Sunday, May 11

Chillis

Chillis are a fruit and a spice
Chillis are fruit because these often colorful pods bear seeds. And chillis are also a spice because its tender pith (or placenta) yields not only seeds but the pungent chemical capsaicin, a powerful palate burner with which we love to hurt ourselves in salsas, stews, and every manner of sauce. Apparently, we all love a little pain...chillis are the most cultivated spice in the world, followed distantly (a factor of 20) by black pepper.

A native of South America, there are hundreds of varieties of chillis grown throughout the world, though most we commonly eat come from a single species, the capsicum annuum. Those favorites include the bell pepper, jalapeno, ancho, seranno and even cayenne. Scotch bonnets, tabasco and a few others each come from other species, but there are only about five species we eat.
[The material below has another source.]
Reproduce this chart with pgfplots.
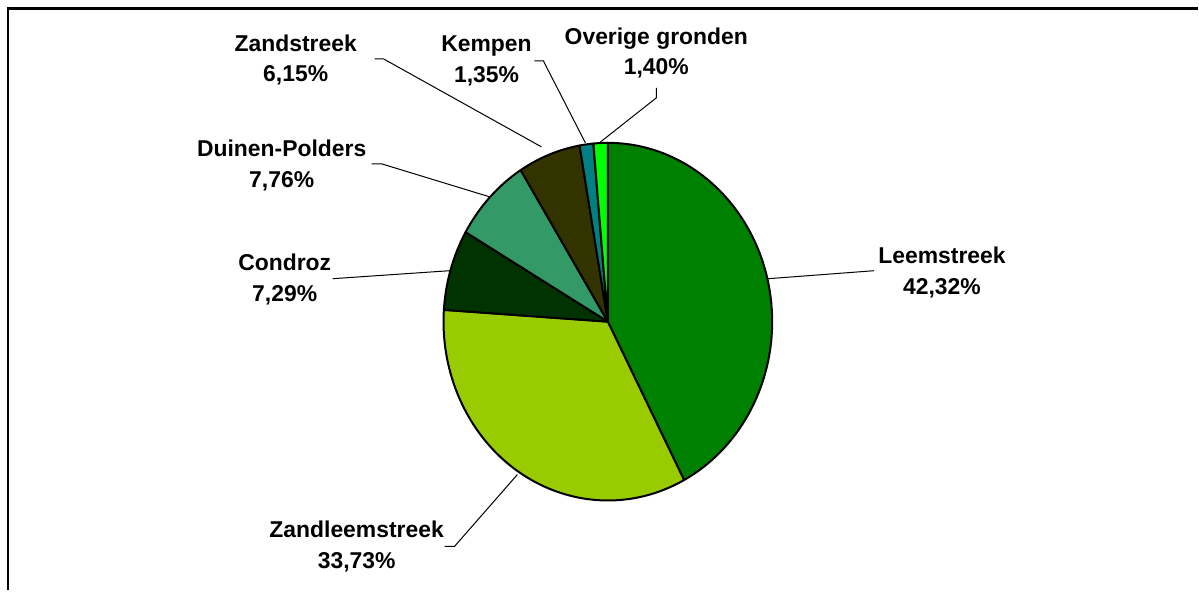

No matter what kind you've got, note that chillis are hottest just before they ripen, but as time wears on, the potency wears off.

Making sense of the flavors
Chillis hotness come from capsaicin, a substance produced in the pith that migrates onto the seeds. If you want to remove heat from your chillis, split them in half or quarters and carefully excise the pith and seeds. You won't get rid of all the heat, but you'll reduce it significantly. Heat pungency is measured in scoville units, after Scoville the scientist. The scale is set at 1 for black pepper, and then chillis go up from there. Habaneros can reach 500K scoville units.

There are there are plenty of other flavor components in chillis other than heat, flavors that we regularly mess with and enhance by drying, smoking, and pulverizing. Chillis are in the same broad flavor family with eucalyptus and cinnamon. This family of flavors, the phenolics, are also found abundantly in wine, which in part explains why some wine writers talk about green pepper flavors and aromas when describing aromatic whites.

Choosing chillis
There's no great way to tell what a pepper will taste like, or even it's hotness, just by looking. There's no correlation between size and heat, shape, or flavor that you can rely on when shopping. You can discern ripeness in part by their green color, but the most reliable method for choosing the proper pepper is to sample, settle on a few varieties you like, and keep notes.

Chilli is a thickener
The walls of the chilli fruit are made of cellulose, so when they're dried and ground to a powder, they do a great job at thickening. The balance between their thickening power and the flavor they contribute is key, so make sure you taste before you adjust for thickening. It's easy to overheat a stew or sauce while you're trying to get the texture right.